Start Data lines
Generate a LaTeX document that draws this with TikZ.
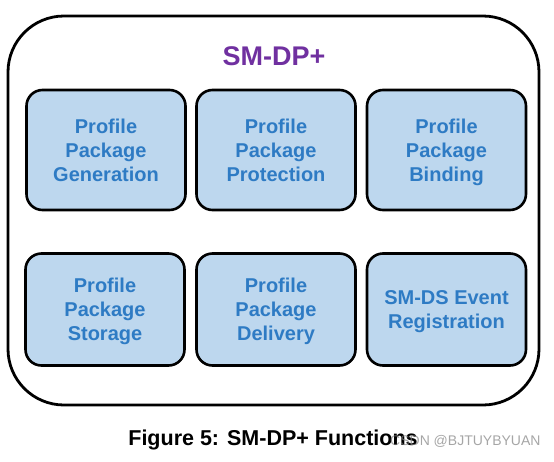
\documentclass[tikz,border=0pt]{standalone}
\usepackage{fontspec}
\setmainfont{Liberation Sans}
\usepackage{tikz}

\definecolor{fnfill}{HTML}{BDD7EE}
\definecolor{fntext}{HTML}{2E7BC4}
\definecolor{dppurple}{HTML}{7030A0}

\tikzset{fn/.style={draw, line width=2.6pt, rounded corners=16pt, fill=fnfill,
  text=fntext, align=center, minimum width=159pt, inner sep=0pt, text depth=0pt,
  font=\bfseries\fontsize{20}{24}\selectfont}}

\begin{document}
\begin{tikzpicture}[x=1pt,y=-1pt]
\useasboundingbox (0,0) rectangle (554,461);
\node[draw, line width=2.8pt, rounded corners=56pt, minimum width=531pt, minimum height=389pt] (dp) at (273.5,210.5) {};
\node[text=dppurple, font=\bfseries\fontsize{27}{32}\selectfont] (title) at (274,56) {SM-DP+};
\node[fn, minimum height=120pt] (gen) at (106,150) {Profile\\Package\\Generation};
\node[fn, minimum height=120pt] (prot) at (276,150) {Profile\\Package\\Protection};
\node[fn, minimum height=120pt] (bind) at (446.5,150) {Profile\\Package\\Binding};
\node[fn, minimum height=112pt] (stor) at (105,309.5) {Profile\\Package\\Storage};
\node[fn, minimum height=112pt] (deliv) at (276,309.5) {Profile\\Package\\Delivery};
\node[fn, minimum height=112pt] (reg) at (446.5,309.5) {SM-DS Event\\Registration};
\node[anchor=base, font=\bfseries\fontsize{21.5}{24}\selectfont] (cap) at (273,445) {Figure 5: SM-DP+ Functions};
\node[anchor=base west, inner sep=0pt, text=gray, text opacity=0.7, font=\fontsize{14}{16}\selectfont] (wm) at (390,445) {CSDN @BJTUYBYUAN};
\end{tikzpicture}
\end{document}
End Data lines
[Task to carry out] Retype the whole listing exactly and leave the pictures out.

[Result for this exercise]
Generate a LaTeX document that draws this with TikZ.
\documentclass[tikz,border=0pt]{standalone}
\usepackage{fontspec}
\setmainfont{Liberation Sans}
\usepackage{tikz}

\definecolor{fnfill}{HTML}{BDD7EE}
\definecolor{fntext}{HTML}{2E7BC4}
\definecolor{dppurple}{HTML}{7030A0}

\tikzset{fn/.style={draw, line width=2.6pt, rounded corners=16pt, fill=fnfill,
  text=fntext, align=center, minimum width=159pt, inner sep=0pt, text depth=0pt,
  font=\bfseries\fontsize{20}{24}\selectfont}}

\begin{document}
\begin{tikzpicture}[x=1pt,y=-1pt]
\useasboundingbox (0,0) rectangle (554,461);
\node[draw, line width=2.8pt, rounded corners=56pt, minimum width=531pt, minimum height=389pt] (dp) at (273.5,210.5) {};
\node[text=dppurple, font=\bfseries\fontsize{27}{32}\selectfont] (title) at (274,56) {SM-DP+};
\node[fn, minimum height=120pt] (gen) at (106,150) {Profile\\Package\\Generation};
\node[fn, minimum height=120pt] (prot) at (276,150) {Profile\\Package\\Protection};
\node[fn, minimum height=120pt] (bind) at (446.5,150) {Profile\\Package\\Binding};
\node[fn, minimum height=112pt] (stor) at (105,309.5) {Profile\\Package\\Storage};
\node[fn, minimum height=112pt] (deliv) at (276,309.5) {Profile\\Package\\Delivery};
\node[fn, minimum height=112pt] (reg) at (446.5,309.5) {SM-DS Event\\Registration};
\node[anchor=base, font=\bfseries\fontsize{21.5}{24}\selectfont] (cap) at (273,445) {Figure 5: SM-DP+ Functions};
\node[anchor=base west, inner sep=0pt, text=gray, text opacity=0.7, font=\fontsize{14}{16}\selectfont] (wm) at (390,445) {CSDN @BJTUYBYUAN};
\end{tikzpicture}
\end{document}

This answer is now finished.